## YOUR GOAL
Return the material word for word. Do not include pictures.

# # # # #

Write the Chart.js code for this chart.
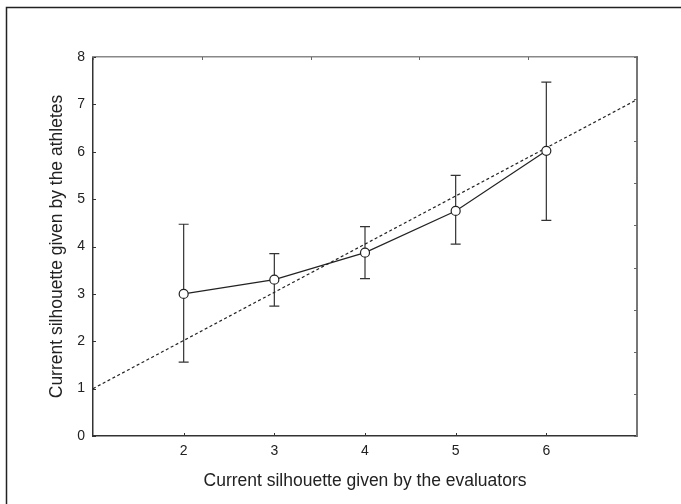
<!DOCTYPE html>
<html>
<head>
<meta charset="utf-8">
<script src="https://cdn.jsdelivr.net/npm/chart.js@4"></script>
<style>
  html, body { margin: 0; padding: 0; background: #fff; }
  #wrap { width: 681px; height: 504px; }
</style>
</head>
<body>
<div id="wrap"><canvas id="chart" width="681" height="504"></canvas></div>
<script>
// ====== DATA ======
const evaluators = [2, 3, 4, 5, 6];
const athleteMeans = [3.0, 3.3, 3.87, 4.75, 6.02];
const errLower = [1.56, 2.74, 3.32, 4.05, 4.55];
const errUpper = [4.47, 3.85, 4.42, 5.5, 7.47];
const refLineX = [1, 7];
const refLineY = [1, 7.1];
const xTicks = [2, 3, 4, 5, 6];
const yTicks = [0, 1, 2, 3, 4, 5, 6, 7, 8];
const topTicks = [0, 1, 2, 3, 4, 5];
const rightTicks = [0, 1, 2, 3, 4, 5, 6, 7, 8, 9];

const FONT = '"Liberation Sans", Arial, sans-serif';
const INK = '#222';

// error bars drawn under the points
const errorBars = {
  id: 'errorBars',
  beforeDatasetsDraw(chart) {
    const { ctx, scales: { x, y } } = chart;
    ctx.save();
    ctx.strokeStyle = '#333';
    ctx.lineWidth = 1.2;
    evaluators.forEach((v, i) => {
      const px = x.getPixelForValue(v);
      const lo = y.getPixelForValue(errLower[i]);
      const hi = y.getPixelForValue(errUpper[i]);
      ctx.beginPath();
      ctx.moveTo(px, lo); ctx.lineTo(px, hi);
      ctx.moveTo(px - 5, lo); ctx.lineTo(px + 5, lo);
      ctx.moveTo(px - 5, hi); ctx.lineTo(px + 5, hi);
      ctx.stroke();
    });
    ctx.restore();
  }
};

// inward tick marks + outer frame
const innerTicks = {
  id: 'innerTicks',
  afterDraw(chart) {
    const { ctx, chartArea: a, scales } = chart;
    const len = 3;
    ctx.save();
    ctx.lineWidth = 1;
    ctx.strokeStyle = '#333';
    ctx.beginPath();
    scales.x.ticks.forEach(t => {
      const p = Math.round(scales.x.getPixelForValue(t.value)) + 0.5;
      ctx.moveTo(p, a.bottom); ctx.lineTo(p, a.bottom - len);
    });
    scales.y.ticks.forEach(t => {
      const p = Math.round(scales.y.getPixelForValue(t.value)) + 0.5;
      ctx.moveTo(a.left, p); ctx.lineTo(a.left + len, p);
    });
    ctx.stroke();
    ctx.strokeStyle = '#666';
    ctx.beginPath();
    scales.x2.ticks.forEach(t => {
      const p = Math.round(scales.x2.getPixelForValue(t.value)) + 0.5;
      ctx.moveTo(p, a.top); ctx.lineTo(p, a.top + len);
    });
    scales.y2.ticks.forEach(t => {
      const p = Math.round(scales.y2.getPixelForValue(t.value)) + 0.5;
      ctx.moveTo(a.right, p); ctx.lineTo(a.right - len, p);
    });
    ctx.stroke();
    // outer frame (top and left edges visible)
    ctx.strokeStyle = INK;
    ctx.lineWidth = 1.5;
    ctx.beginPath();
    ctx.moveTo(6.5, 504); ctx.lineTo(6.5, 7.5); ctx.lineTo(681, 7.5);
    ctx.stroke();
    ctx.restore();
  }
};

new Chart(document.getElementById('chart'), {
  type: 'scatter',
  data: {
    datasets: [
      {
        label: 'Mean',
        data: evaluators.map((v, i) => ({ x: v, y: athleteMeans[i] })),
        showLine: true,
        borderColor: INK,
        borderWidth: 1.2,
        pointRadius: 4.5,
        pointBorderWidth: 1.2,
        pointBackgroundColor: '#fff',
        pointBorderColor: INK,
      },
      {
        label: 'Reference',
        data: refLineX.map((v, i) => ({ x: v, y: refLineY[i] })),
        showLine: true,
        borderColor: INK,
        borderWidth: 1.2,
        borderDash: [3, 2.5],
        pointRadius: 0,
      }
    ]
  },
  options: {
    responsive: false,
    animation: false,
    devicePixelRatio: 1,
    layout: { padding: 0 },
    plugins: { legend: { display: false }, tooltip: { enabled: false } },
    scales: {
      x: {
        type: 'linear', position: 'bottom', min: 1, max: 7,
        afterBuildTicks: s => { s.ticks = xTicks.map(v => ({ value: v })); },
        afterFit: s => { s.height = 68; },
        grid: { display: false, drawTicks: false },
        border: { color: '#333', width: 1.5 },
        ticks: { color: INK, font: { family: FONT, size: 14 }, padding: 7 },
        title: { display: true, text: 'Current silhouette given by the evaluators', color: INK, font: { family: FONT, size: 17.5 }, padding: 12 }
      },
      y: {
        type: 'linear', position: 'left', min: 0, max: 8,
        afterBuildTicks: s => { s.ticks = yTicks.map(v => ({ value: v })); },
        afterFit: s => { s.width = 93; },
        grid: { display: false, drawTicks: false },
        border: { color: '#333', width: 1.5 },
        ticks: { color: INK, font: { family: FONT, size: 14 }, padding: 8 },
        title: { display: true, text: 'Current silhouette given by the athletes', color: INK, font: { family: FONT, size: 17.5 }, padding: 47 }
      },
      x2: {
        type: 'linear', position: 'top', min: 0, max: 5,
        afterBuildTicks: s => { s.ticks = topTicks.map(v => ({ value: v })); },
        afterFit: s => { s.height = 57; },
        grid: { display: false, drawTicks: false },
        border: { color: '#888', width: 1.5 },
        ticks: { display: false }
      },
      y2: {
        type: 'linear', position: 'right', min: 0, max: 9,
        afterBuildTicks: s => { s.ticks = rightTicks.map(v => ({ value: v })); },
        afterFit: s => { s.width = 44; },
        grid: { display: false, drawTicks: false },
        border: { color: '#777', width: 2 },
        ticks: { display: false }
      }
    }
  },
  plugins: [errorBars, innerTicks]
});
</script>
</body>
</html>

# # # # #

## FINAL ANSWER
Write the Chart.js code for this chart.
<!DOCTYPE html>
<html>
<head>
<meta charset="utf-8">
<script src="https://cdn.jsdelivr.net/npm/chart.js@4"></script>
<style>
  html, body { margin: 0; padding: 0; background: #fff; }
  #wrap { width: 681px; height: 504px; }
</style>
</head>
<body>
<div id="wrap"><canvas id="chart" width="681" height="504"></canvas></div>
<script>
// ====== DATA ======
const evaluators = [2, 3, 4, 5, 6];
const athleteMeans = [3.0, 3.3, 3.87, 4.75, 6.02];
const errLower = [1.56, 2.74, 3.32, 4.05, 4.55];
const errUpper = [4.47, 3.85, 4.42, 5.5, 7.47];
const refLineX = [1, 7];
const refLineY = [1, 7.1];
const xTicks = [2, 3, 4, 5, 6];
const yTicks = [0, 1, 2, 3, 4, 5, 6, 7, 8];
const topTicks = [0, 1, 2, 3, 4, 5];
const rightTicks = [0, 1, 2, 3, 4, 5, 6, 7, 8, 9];

const FONT = '"Liberation Sans", Arial, sans-serif';
const INK = '#222';

// error bars drawn under the points
const errorBars = {
  id: 'errorBars',
  beforeDatasetsDraw(chart) {
    const { ctx, scales: { x, y } } = chart;
    ctx.save();
    ctx.strokeStyle = '#333';
    ctx.lineWidth = 1.2;
    evaluators.forEach((v, i) => {
      const px = x.getPixelForValue(v);
      const lo = y.getPixelForValue(errLower[i]);
      const hi = y.getPixelForValue(errUpper[i]);
      ctx.beginPath();
      ctx.moveTo(px, lo); ctx.lineTo(px, hi);
      ctx.moveTo(px - 5, lo); ctx.lineTo(px + 5, lo);
      ctx.moveTo(px - 5, hi); ctx.lineTo(px + 5, hi);
      ctx.stroke();
    });
    ctx.restore();
  }
};

// inward tick marks + outer frame
const innerTicks = {
  id: 'innerTicks',
  afterDraw(chart) {
    const { ctx, chartArea: a, scales } = chart;
    const len = 3;
    ctx.save();
    ctx.lineWidth = 1;
    ctx.strokeStyle = '#333';
    ctx.beginPath();
    scales.x.ticks.forEach(t => {
      const p = Math.round(scales.x.getPixelForValue(t.value)) + 0.5;
      ctx.moveTo(p, a.bottom); ctx.lineTo(p, a.bottom - len);
    });
    scales.y.ticks.forEach(t => {
      const p = Math.round(scales.y.getPixelForValue(t.value)) + 0.5;
      ctx.moveTo(a.left, p); ctx.lineTo(a.left + len, p);
    });
    ctx.stroke();
    ctx.strokeStyle = '#666';
    ctx.beginPath();
    scales.x2.ticks.forEach(t => {
      const p = Math.round(scales.x2.getPixelForValue(t.value)) + 0.5;
      ctx.moveTo(p, a.top); ctx.lineTo(p, a.top + len);
    });
    scales.y2.ticks.forEach(t => {
      const p = Math.round(scales.y2.getPixelForValue(t.value)) + 0.5;
      ctx.moveTo(a.right, p); ctx.lineTo(a.right - len, p);
    });
    ctx.stroke();
    // outer frame (top and left edges visible)
    ctx.strokeStyle = INK;
    ctx.lineWidth = 1.5;
    ctx.beginPath();
    ctx.moveTo(6.5, 504); ctx.lineTo(6.5, 7.5); ctx.lineTo(681, 7.5);
    ctx.stroke();
    ctx.restore();
  }
};

new Chart(document.getElementById('chart'), {
  type: 'scatter',
  data: {
    datasets: [
      {
        label: 'Mean',
        data: evaluators.map((v, i) => ({ x: v, y: athleteMeans[i] })),
        showLine: true,
        borderColor: INK,
        borderWidth: 1.2,
        pointRadius: 4.5,
        pointBorderWidth: 1.2,
        pointBackgroundColor: '#fff',
        pointBorderColor: INK,
      },
      {
        label: 'Reference',
        data: refLineX.map((v, i) => ({ x: v, y: refLineY[i] })),
        showLine: true,
        borderColor: INK,
        borderWidth: 1.2,
        borderDash: [3, 2.5],
        pointRadius: 0,
      }
    ]
  },
  options: {
    responsive: false,
    animation: false,
    devicePixelRatio: 1,
    layout: { padding: 0 },
    plugins: { legend: { display: false }, tooltip: { enabled: false } },
    scales: {
      x: {
        type: 'linear', position: 'bottom', min: 1, max: 7,
        afterBuildTicks: s => { s.ticks = xTicks.map(v => ({ value: v })); },
        afterFit: s => { s.height = 68; },
        grid: { display: false, drawTicks: false },
        border: { color: '#333', width: 1.5 },
        ticks: { color: INK, font: { family: FONT, size: 14 }, padding: 7 },
        title: { display: true, text: 'Current silhouette given by the evaluators', color: INK, font: { family: FONT, size: 17.5 }, padding: 12 }
      },
      y: {
        type: 'linear', position: 'left', min: 0, max: 8,
        afterBuildTicks: s => { s.ticks = yTicks.map(v => ({ value: v })); },
        afterFit: s => { s.width = 93; },
        grid: { display: false, drawTicks: false },
        border: { color: '#333', width: 1.5 },
        ticks: { color: INK, font: { family: FONT, size: 14 }, padding: 8 },
        title: { display: true, text: 'Current silhouette given by the athletes', color: INK, font: { family: FONT, size: 17.5 }, padding: 47 }
      },
      x2: {
        type: 'linear', position: 'top', min: 0, max: 5,
        afterBuildTicks: s => { s.ticks = topTicks.map(v => ({ value: v })); },
        afterFit: s => { s.height = 57; },
        grid: { display: false, drawTicks: false },
        border: { color: '#888', width: 1.5 },
        ticks: { display: false }
      },
      y2: {
        type: 'linear', position: 'right', min: 0, max: 9,
        afterBuildTicks: s => { s.ticks = rightTicks.map(v => ({ value: v })); },
        afterFit: s => { s.width = 44; },
        grid: { display: false, drawTicks: false },
        border: { color: '#777', width: 2 },
        ticks: { display: false }
      }
    }
  },
  plugins: [errorBars, innerTicks]
});
</script>
</body>
</html>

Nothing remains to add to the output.